Sunday, February 7, 2010

A quick glimpse at magical realism so far...

Hesitancy in accepting the reality of events is the very reaction that fantastic literature, including magical realism, induces in its readers, who always act as secondary witnesses of sorts. This response should not be understood so much as an unwillingness to acknowledge the “poetic singularity” of the event, but as a readiness to keep an open mind toward several—often even contradictory—ways of perceiving and understanding.
--From “Writing the Vanishing Real: Hyperreality and Magical Realism” by Eugene L. Arva

For one thing, this annotated bibliography has also helped to clear up the idea of what exactly IS magical realism. It has helped me to take this big idea and contain it. This particular quote that I found while reading summed up how I felt when I was reading Leyendas. And I can say that I definitely felt that there wasn’t one single way at approaching the book, and more than anything maybe all I needed to do was to relax and adjust to being unsure of how to interpret the text. I highly recommend Arva’s article, too, especially if you’re feeling like you need a different approach towards the concept of magical realism. For example, I found it really interesting in the way that Arva used Guy Debord’s The Society of the Spectacle to help to explain magical realism. It also really gave me a better understanding of the purpose and the advantages of the use of magical realism in literature as a means of representing reality.

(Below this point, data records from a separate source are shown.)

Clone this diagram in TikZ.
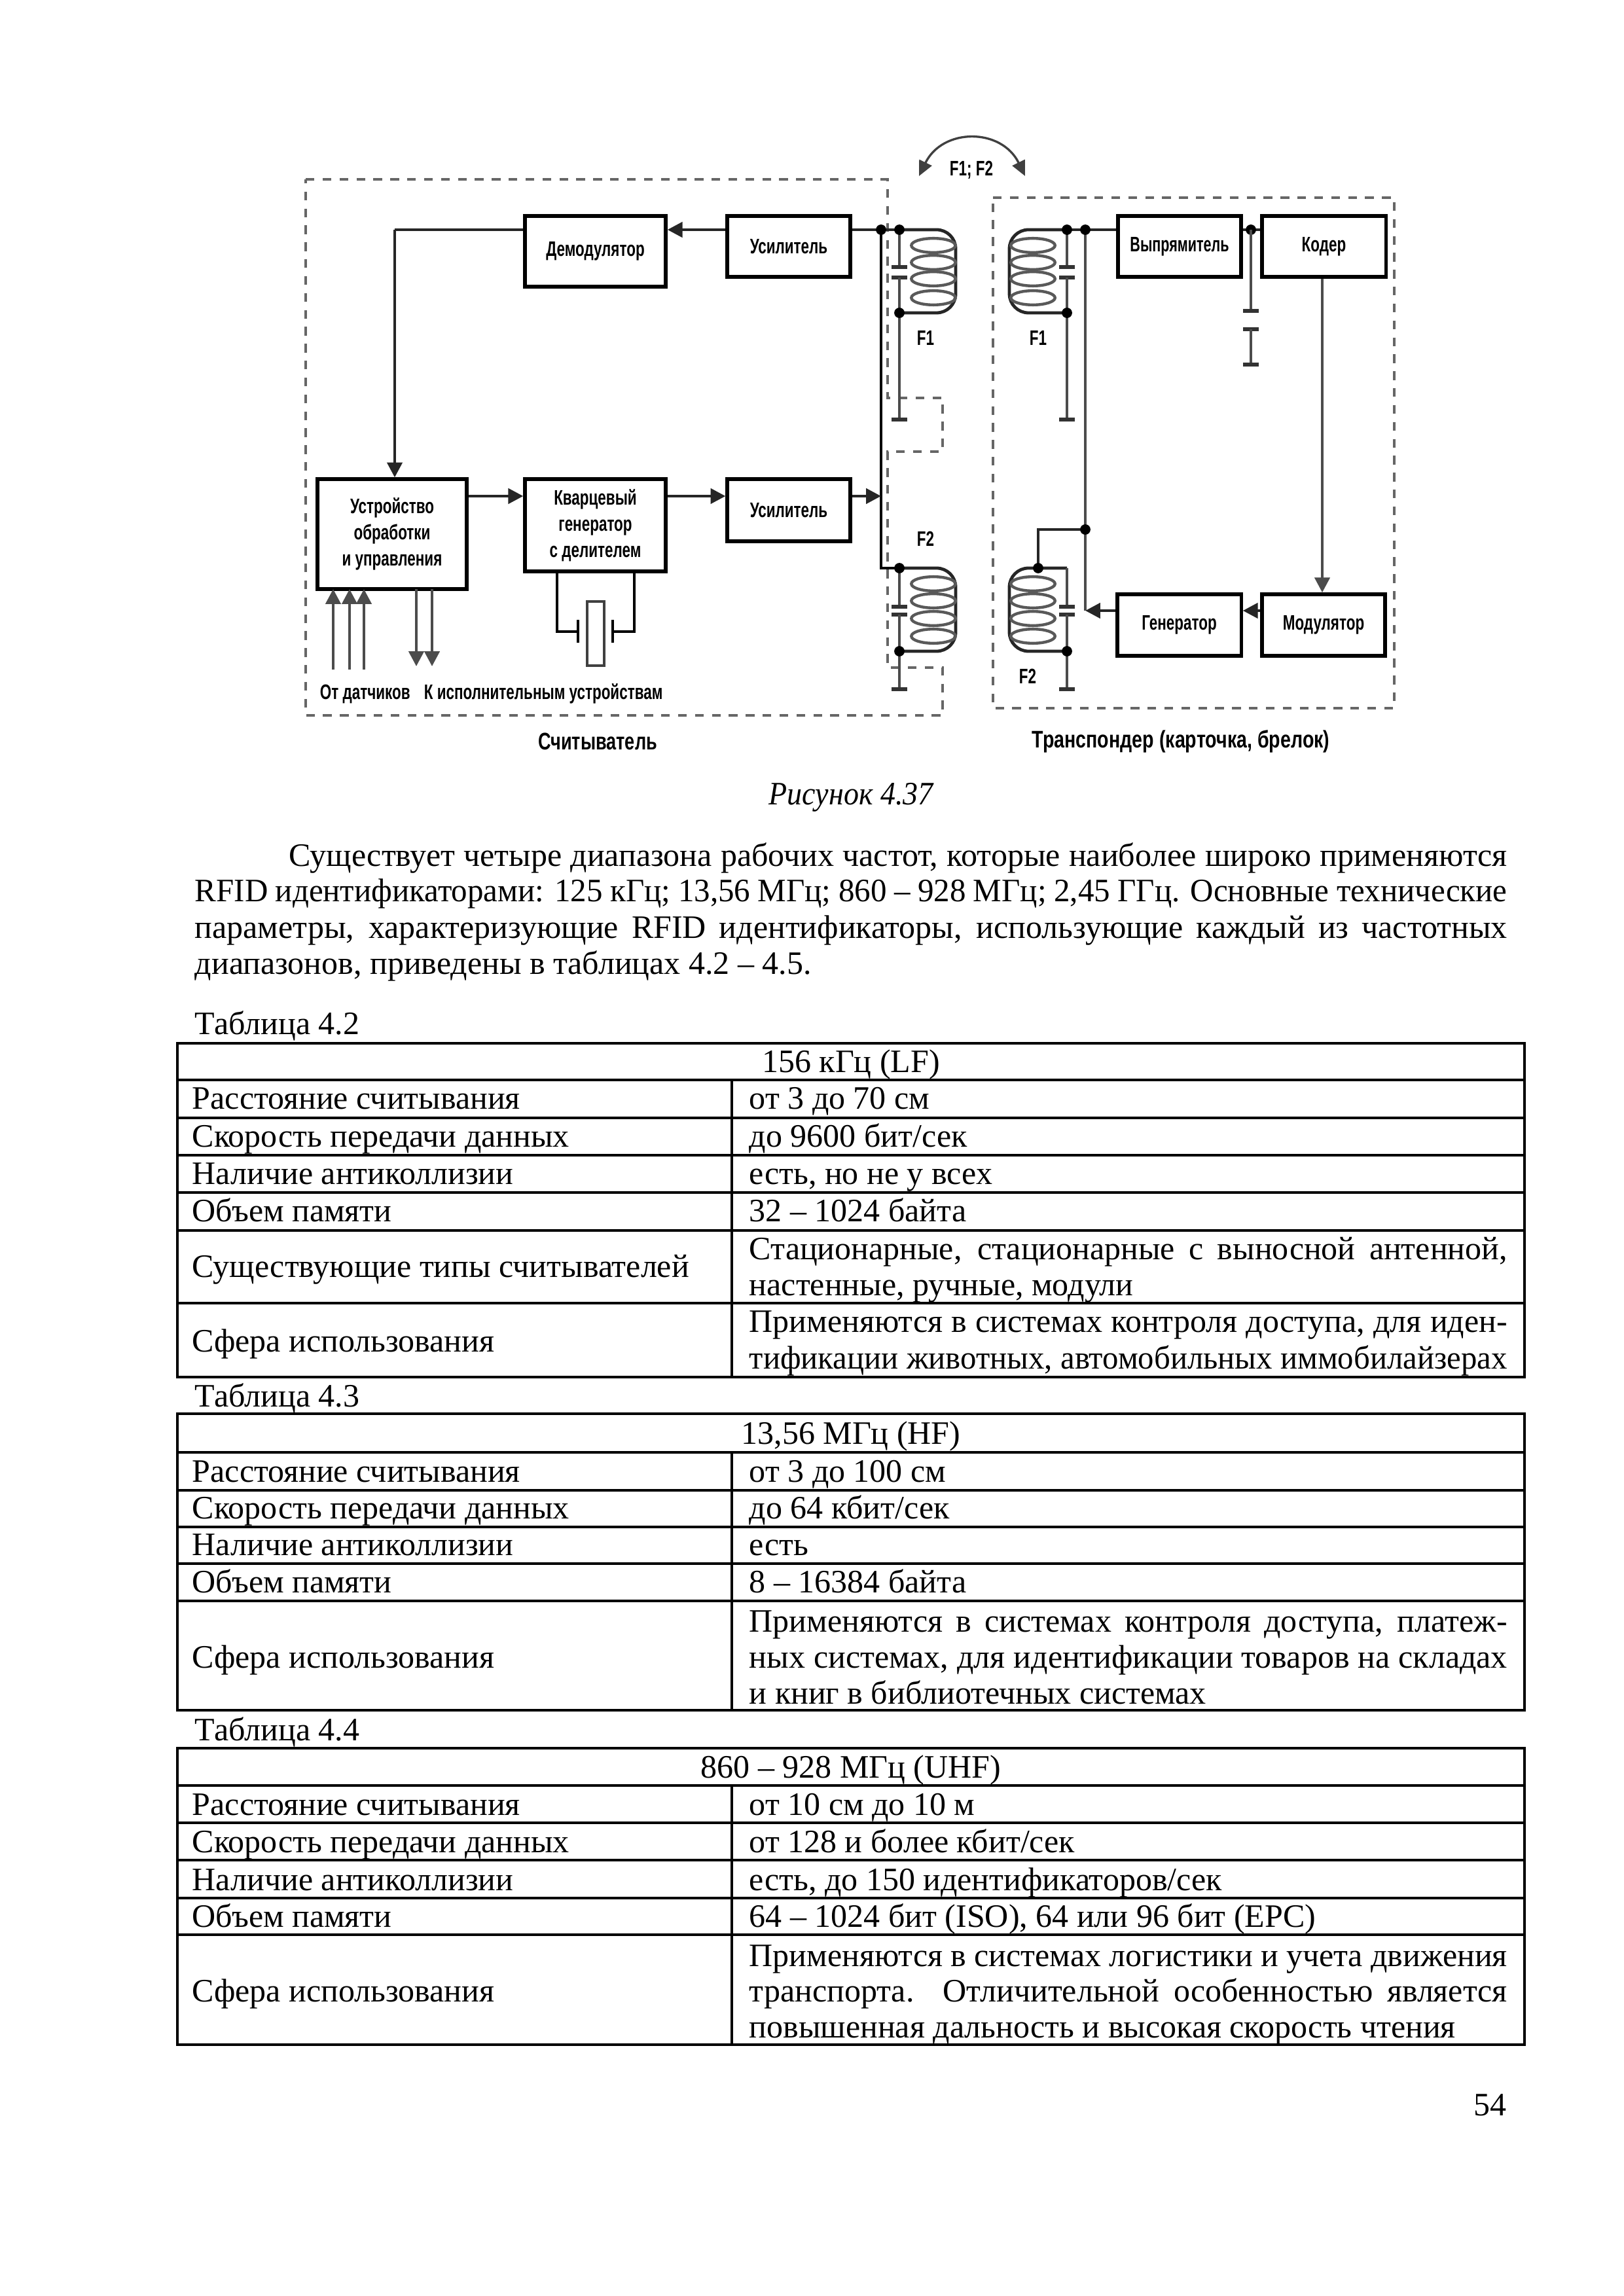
\documentclass[tikz,border=0pt]{standalone}
\usepackage{fontspec}
\usepackage{graphicx}
\setmainfont{Liberation Serif}
\newfontfamily\diagfont[FakeStretch=0.70]{Liberation Sans}
\newfontfamily\diagmid[FakeStretch=0.74]{Liberation Sans}
\newfontfamily\diagwide[FakeStretch=0.78]{Liberation Sans}
\usetikzlibrary{arrows.meta}
\tikzset{
  blk/.style={draw=black,line width=1.25pt,fill=white,inner sep=0pt,align=center,font=\diagfont\bfseries\fontsize{7.7}{9.6}\selectfont},
  wire/.style={line width=1.15pt,draw=black!85},
  thinwire/.style={line width=0.75pt,draw=black},
  gwire/.style={line width=1.1pt,draw=black!70},
  arr/.style={-{Triangle[length=5.5pt,width=5.5pt]}},
  frame/.style={line width=0.8pt,draw=black!60,dash pattern=on 3.2pt off 3pt},
  loopc/.style={line width=1.05pt,draw=black!65},
  dotj/.style={fill=black},
  dlab/.style={inner sep=0pt,font=\diagfont\bfseries\fontsize{7.7}{9.6}\selectfont},
  dcap/.style={inner sep=0pt,font=\diagwide\bfseries\fontsize{8.8}{10}\selectfont},
  txt/.style={inner sep=0pt,anchor=base west,font=\fontsize{12}{14}\selectfont},
  ctxt/.style={inner sep=0pt,anchor=base,font=\fontsize{12}{14}\selectfont},
  rtxt/.style={inner sep=0pt,anchor=base east,font=\fontsize{12}{14}\selectfont},
  tline/.style={line width=0.85pt,draw=black}
}
\newcommand{\rfCoil}[5]{\foreach \c in {#2,#3,#4,#5}{\draw[loopc] (#1,\c) ellipse[x radius=8.1pt,y radius=2.6pt];}}
\newcommand{\rfCap}[5]{% x, wire top, plate1, plate2, ground
  \draw[gwire] (#1,#2) -- (#1,#3);
  \draw[line width=1.3pt,draw=black!80] (#1-12,#3) -- (#1+12,#3);
  \draw[line width=1.3pt,draw=black!80] (#1-12,#4) -- (#1+12,#4);
  \draw[gwire] (#1,#4) -- (#1,#5);
  \draw[line width=1.3pt,draw=black!80] (#1-12,#5) -- (#1+12,#5);}
\newcommand{\rfDot}[2]{\fill[dotj] (#1,#2) circle[radius=1.9pt];}
\newcommand{\jline}[5]{\node[txt] (#1) at (#2,#3) {\makebox[#4][s]{#5}};}
\newcommand{\jlineS}[6]{\node[txt] (#1) at (#2,#3) {\scalebox{#5}[1]{\makebox[#4][s]{#6}}};}
\begin{document}
\begin{tikzpicture}[x=0.24pt,y=-0.24pt]
\useasboundingbox (0,0) rectangle (2480,3508);
\fill[white] (0,0) rectangle (2480,3508);

% dashed frames
\draw[frame] (467,274) -- (1356,274) -- (1356,608) -- (1440,608) -- (1440,690) -- (1356,690) -- (1356,1020) -- (1440,1020) -- (1440,1093) -- (467,1093) -- cycle;
\draw[frame] (1517,302) -- (2130,302) -- (2130,1082) -- (1517,1082) -- cycle;

% blocks
\node[blk,minimum width=51.6pt,minimum height=25.9pt] (dem) at (909.5,384) {Демодулятор};
\node[blk,minimum width=45.1pt,minimum height=22.3pt] (ampa) at (1205,376.5) {Усилитель};
\node[blk,minimum width=54.7pt,minimum height=40.3pt] (ctrl) at (599,816) {Устройство\\обработки\\и управления};
\node[blk,minimum width=51.6pt,minimum height=33.8pt] (osc) at (909.5,802.5) {Кварцевый\\генератор\\с делителем};
\node[blk,minimum width=45.1pt,minimum height=22.8pt] (ampb) at (1205,779.5) {Усилитель};
\node[blk,minimum width=45.1pt,minimum height=22.3pt] (rect) at (1802,376.5) {\scalebox{0.96}[1]{Выпрямитель}};
\node[blk,minimum width=45.4pt,minimum height=22.3pt] (cod) at (2022.5,376.5) {Кодер};
\node[blk,minimum width=45.4pt,minimum height=22.6pt] (gen) at (1801.5,955) {Генератор};
\node[blk,minimum width=45.1pt,minimum height=22.6pt] (mod) at (2022,955) {Модулятор};

% junction coordinates
\coordinate (ja) at (1346,351);
\coordinate (jb) at (1374,351);
\coordinate (jc) at (1630,351);
\coordinate (jd) at (1658,351);
\coordinate (je) at (1911,351);
\coordinate (jf) at (1346,868);
\coordinate (jg) at (1374,868);
\coordinate (jh) at (1658,809);
\coordinate (ji) at (1586,868);
\coordinate (jk) at (1658,933);
\coordinate (jl) at (603,351);
\coordinate (jm) at (1346,758);

% upper signal path
\draw[wire,arr] (ampa.west |- ja) -- (dem.east |- ja);
\draw[wire] (dem.west |- jl) -- (jl);
\draw[wire,arr] (jl) -- (jl |- ctrl.north);
\draw[wire] (ampa.east |- ja) -- (jb);
\draw[thinwire] (ja) -- (jf) -- (jg);

% lower signal path
\draw[wire,arr] (ctrl.east |- jm) -- (osc.west |- jm);
\draw[wire,arr] (osc.east |- jm) -- (ampb.west |- jm);
\draw[wire,arr] (ampb.east |- jm) -- (jm);

% reader coils
\draw[wire,rounded corners=7pt] (jb) -- (1460,351) -- (1460,478) -- (1374,478);
\rfCoil{1426}{375}{401}{426}{455}
\rfCap{1374}{351}{408}{424}{641}
\draw[wire,rounded corners=7pt] (jg) -- (1460,868) -- (1460,995) -- (1374,995);
\rfCoil{1426}{892}{918}{945}{972}
\rfCap{1374}{868}{927}{939}{1053}
\rfDot{1346}{351}\rfDot{1374}{351}\rfDot{1374}{478}\rfDot{1374}{868}\rfDot{1374}{995}

% transponder coils
\draw[wire,rounded corners=7pt] (jc) -- (1542,351) -- (1542,478) -- (1630,478);
\draw[wire] (jc) -- (rect.west |- jc);
\rfCoil{1578}{375}{401}{426}{455}
\rfCap{1630}{351}{408}{424}{641}
\draw[wire,rounded corners=7pt] (1630,868) -- (1542,868) -- (1542,995) -- (1630,995);
\rfCoil{1578}{892}{918}{945}{972}
\rfCap{1630}{868}{927}{939}{1053}
\draw[gwire] (jd) -- (jk);
\draw[wire] (jh) -- (jh -| ji) -- (ji);
\rfDot{1630}{351}\rfDot{1658}{351}\rfDot{1630}{478}\rfDot{1658}{809}\rfDot{1586}{868}\rfDot{1630}{995}

% transponder signal path
\draw[wire,arr] (gen.west |- jk) -- (jk);
\draw[wire,arr] (mod.west |- jk) -- (gen.east |- jk);
\draw[wire] (rect.east |- je) -- (cod.west |- je);
\rfDot{1911}{351}
\rfCap{1911}{351}{475}{503}{557}
\draw[gwire,arr] (cod.south -| 2020,0) -- (mod.north -| 2020,0);

% crystal
\coordinate (xa) at (851,965);
\coordinate (xb) at (969,965);
\draw[thinwire] (osc.south -| xa) -- (xa) -- (883,965);
\draw[thinwire] (osc.south -| xb) -- (xb) -- (936,965);
\draw[line width=1pt] (883,947) -- (883,982);
\draw[line width=1pt] (936,947) -- (936,982);
\draw[line width=1.1pt,draw=black!75,fill=white] (897,919) rectangle (923,1017);

% sensors and actuators
\foreach \xx in {509,534,556}{\draw[gwire,arr] (\xx,1023) -- (\xx,900);}
\foreach \xx in {636,660}{\draw[gwire,arr] (\xx,900) -- (\xx,1018);}

% field arc
\coordinate (arcl) at (1404,269);
\coordinate (arcr) at (1566,269);
\draw[line width=0.8pt,draw=black!75,{Triangle[length=5.5pt,width=5pt]}-{Triangle[length=5.5pt,width=5pt]}] (arcl) .. controls (1440,195) and (1530,195) .. (arcr);

% diagram labels
\node[dlab] (fmain) at (1484,260) {F1; F2};
\node[dlab] (fa) at (1414,516) {F1};
\node[dlab] (fb) at (1586,516) {F1};
\node[dlab] (fc) at (1414,823) {F2};
\node[dlab] (fd) at (1570,1033) {F2};
\node[dlab,anchor=base west] (froms) at (488,1068) {От датчиков};
\node[dlab,anchor=base west] (toact) at (647,1068) {К исполнительным устройствам};
\node[dcap,font=\diagmid\bfseries\fontsize{8.8}{10}\selectfont] (reader) at (913,1133) {Считыватель};
\node[dcap] (tag) at (1804,1133) {Транспондер (карточка, брелок)};

% caption and paragraph
\node[ctxt,font=\itshape\fontsize{12}{14}\selectfont] (cap) at (1300,1229) {\scalebox{0.92}[1]{Рисунок 4.37}};
\jline{pa}{441}{1323}{446.64pt}{Существует четыре диапазона рабочих частот, которые наиболее широко применяются}
\jlineS{pb}{297}{1377}{491pt}{0.98}{RFID идентификаторами: 125 кГц; 13,56 МГц; 860 -- 928 МГц; 2,45 ГГц. Основные технические}
\jline{pc}{297}{1433}{481.2pt}{параметры, характеризующие RFID идентификаторы, использующие каждый из частотных}
\node[txt] (pd) at (297,1488) {диапазонов, приведены в таблицах 4.2 -- 4.5.};

% table 4.2
\node[txt] (ta) at (297,1580) {Таблица 4.2};
\draw[tline] (271,1594) rectangle (2329,2104);
\foreach \yy in {1650,1708,1765,1822,1880,1991}{\draw[tline] (271,\yy) -- (2329,\yy);}
\draw[tline] (1118,1650) -- (1118,2104);
\node[ctxt] (ah) at (1300,1638) {156 кГц (LF)};
\node[txt] (aa) at (293,1694) {Расстояние считывания};
\node[txt] (ab) at (1144,1694) {от 3 до 70 см};
\node[txt] (ac) at (293,1752) {Скорость передачи данных};
\node[txt] (ad) at (1144,1752) {до 9600 бит/сек};
\node[txt] (ae) at (293,1809) {Наличие антиколлизии};
\node[txt] (af) at (1144,1809) {есть, но не у всех};
\node[txt] (ag) at (293,1866) {Объем памяти};
\node[txt] (ai) at (1144,1866) {32 -- 1024 байта};
\node[txt] (aj) at (293,1951) {Существующие типы считывателей};
\jline{ak}{1144}{1924}{277.92pt}{Стационарные, стационарные с выносной антенной,}
\node[txt] (al) at (1144,1979) {настенные, ручные, модули};
\node[txt] (am) at (293,2065) {Сфера использования};
\jline{an}{1144}{2035}{277.92pt}{Применяются в системах контроля доступа, для иден-}
\jlineS{ao}{1144}{2091}{285pt}{0.975}{тификации животных, автомобильных иммобилайзерах}

% table 4.3
\node[txt] (tb) at (297,2149) {Таблица 4.3};
\draw[tline] (271,2160) rectangle (2329,2613);
\foreach \yy in {2219,2277,2333,2389,2446}{\draw[tline] (271,\yy) -- (2329,\yy);}
\draw[tline] (1118,2219) -- (1118,2613);
\node[ctxt] (bh) at (1300,2206) {13,56 МГц (HF)};
\node[txt] (ba) at (293,2264) {Расстояние считывания};
\node[txt] (bb) at (1144,2264) {от 3 до 100 см};
\node[txt] (bc) at (293,2320) {Скорость передачи данных};
\node[txt] (bd) at (1144,2320) {до 64 кбит/сек};
\node[txt] (be) at (293,2376) {Наличие антиколлизии};
\node[txt] (bf) at (1144,2376) {есть};
\node[txt] (bg) at (293,2433) {Объем памяти};
\node[txt] (bi) at (1144,2433) {8 -- 16384 байта};
\node[txt] (bj) at (293,2548) {Сфера использования};
\jline{bk}{1144}{2493}{277.92pt}{Применяются в системах контроля доступа, платеж-}
\jline{bl}{1144}{2548}{277.92pt}{ных системах, для идентификации товаров на складах}
\node[txt] (bm) at (1144,2603) {и книг в библиотечных системах};

% table 4.4
\node[txt] (tc) at (297,2659) {Таблица 4.4};
\draw[tline] (271,2671) rectangle (2329,3124);
\foreach \yy in {2728,2785,2842,2900,2956}{\draw[tline] (271,\yy) -- (2329,\yy);}
\draw[tline] (1118,2728) -- (1118,3124);
\node[ctxt] (ch) at (1300,2716) {860 -- 928 МГц (UHF)};
\node[txt] (ca) at (293,2773) {Расстояние считывания};
\node[txt] (cb) at (1144,2773) {от 10 см до 10 м};
\node[txt] (cc) at (293,2830) {Скорость передачи данных};
\node[txt] (cd) at (1144,2830) {от 128 и более кбит/сек};
\node[txt] (ce) at (293,2888) {Наличие антиколлизии};
\node[txt] (cf) at (1144,2888) {есть, до 150 идентификаторов/сек};
\node[txt] (cg) at (293,2944) {Объем памяти};
\node[txt] (ci) at (1144,2944) {64 -- 1024 бит (ISO), 64 или 96 бит (EPC)};
\node[txt] (cj) at (293,3058) {Сфера использования};
\jline{ck}{1144}{3004}{277.92pt}{Применяются в системах логистики и учета движения}
\jline{cl}{1144}{3058}{277.92pt}{транспорта. Отличительной особенностью является}
\node[txt] (cm) at (1144,3113) {повышенная дальность и высокая скорость чтения};

\node[rtxt] (pg) at (2302,3232) {54};
\end{tikzpicture}
\end{document}
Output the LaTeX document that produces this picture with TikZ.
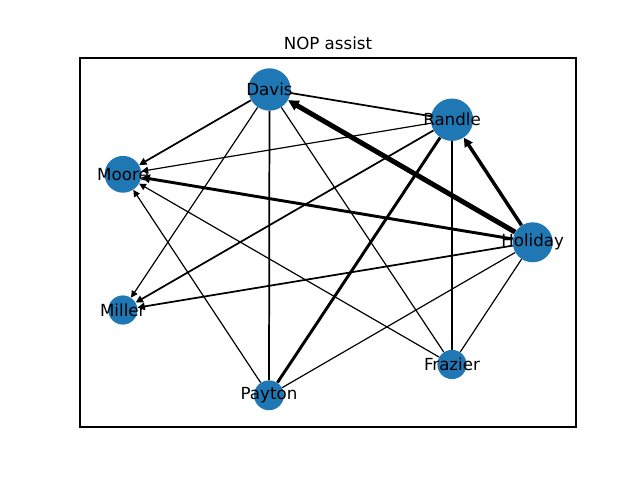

Another thing I’d like to add that I found very helpful, was the distinction between lo real maravilloso and realismo mágico. As a note, I feel that it’s pretty obvious after having read Carpentier’s preface to El Reino de este Mundo, however this article put it plain and simple:

…realismo mágico has a more universal connotation while Carpentier's lo real maravilloso is more criollista in the sense that it is magical realism that pertains solely to America.
-- From “Realismo Magico: True Realism with a Pinch of Magic” by Lee A. Daniel

So as skeptical as I was of this class in the beginning, I think that this Wikipedia project is filling in any existing gaps that I had (or that I felt that I had) with the readings. The research component paired with the examination of magical realist works first hand is shaping up to provide a very comprehensive coverage of the topic of literary magical realism in Latin America.